The modern periodic law is a pivotal concept in chemistry, stating that the properties of elements are a periodic function of their atomic numbers. This means that when elements are arranged in order of increasing atomic number, those with similar chemical properties recur at regular intervals. This article will delve into the origins, development, and significance of the modern periodic law, its impact on the organization of the periodic table, and the periodic trends observed within it.

The Concept of Atomic Number

The atomic number is the number of protons in the nucleus of an atom and is unique to each element. This principle is the foundation for the modern organization of the periodic table, which is based on atomic numbers instead of atomic mass, a change from earlier periodic laws. The importance of the atomic number lies in its role as a unique identifier, allowing chemists to distinguish between various elements.

The Structure of the Periodic Table

Elements can be neatly organized in a table known as the periodic table. This table arranges elements in rows (periods) and columns (groups or families). Elements in the same group often exhibit similar chemical behaviors due to their similar valence electron configurations. Understanding these groupings and their properties is fundamental to predicting and explaining the behavior of elements in chemical reactions and their bonding characteristics.

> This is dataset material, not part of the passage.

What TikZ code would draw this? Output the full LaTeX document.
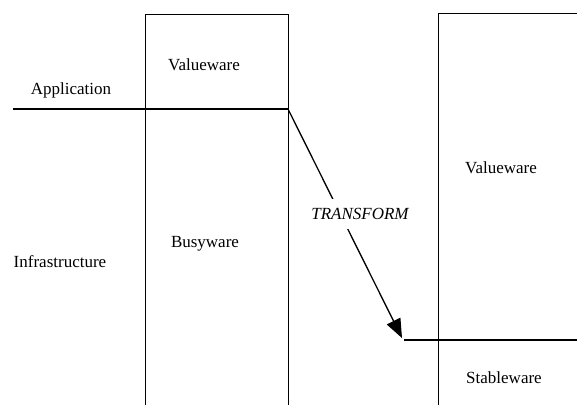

Understanding Periodic Trends

One of the key strengths of the modern periodic law is its ability to predict various trends in elemental properties, such as atomic radius, ionization energy, and electronegativity. Here’s how these trends manifest:

Atomic Radius

Atomic radius generally increases down a group and decreases across a period. This trend can be attributed to the addition of electron shells in a group (causing the radius to increase) and the increased nuclear charge in a period (causing the radius to decrease).

Ionization Energy

Ionization energy is the energy required to remove an electron from an atom. It generally increases across a period and decreases down a group. This is because the added electrons in a group occupy higher energy levels, making them easier to remove. Conversely, across a period, the nuclear charge increases, making it harder to remove an electron.

Electronegativity

Electronegativity is a measure of an atom’s ability to attract electrons in a chemical bond. Like ionization energy, electronegativity generally increases across a period and decreases down a group. This trend is due to the increased nuclear charge and the reduced distance between the nucleus and the valence electrons.

The Significance of the Modern Periodic Law

The modern periodic law is significant because it provides a framework for understanding and predicting the behavior of elements in chemical reactions, their bonding characteristics, and other properties. This law has had a profound impact on the development of modern chemistry, allowing researchers to make accurate predictions about the behavior of elements and their interactions.

The Development and Evolution of the Periodic Law

The periodic nature of the properties of elements was first based on observation. Chemists noted that at regular increments of atomic mass, elements with similar properties could be found, especially in groups such as alkali metals, alkali earths, halogens, and noble gases. Quantum theory later illuminated the details of atomic structure, revealing that the periodicity was based on atomic number/electron number and the structure of the allowed energy levels, which are described by the principal quantum numbers.

Today, the periodic table is a testament to the principles of quantum mechanics (QM). However, in the late 19th and early 20th centuries, the periodic table was based on observation and empirical evidence. Atomic theory was an observational theory supported by multiple lines of evidence including statistical mechanics, stoichiometry, and mass spectroscopy. It wasn’t until the 1920s that direct evidence and a holistic theoretical framework became available, which described atomic structure and properties, and elucidated phenomena like nuclear decay and radioactivity.

Therefore, while the modern periodic law is now firmly rooted in quantum mechanics, the journey to its understanding was a long and complex process, blending empirical observation with theoretical insight.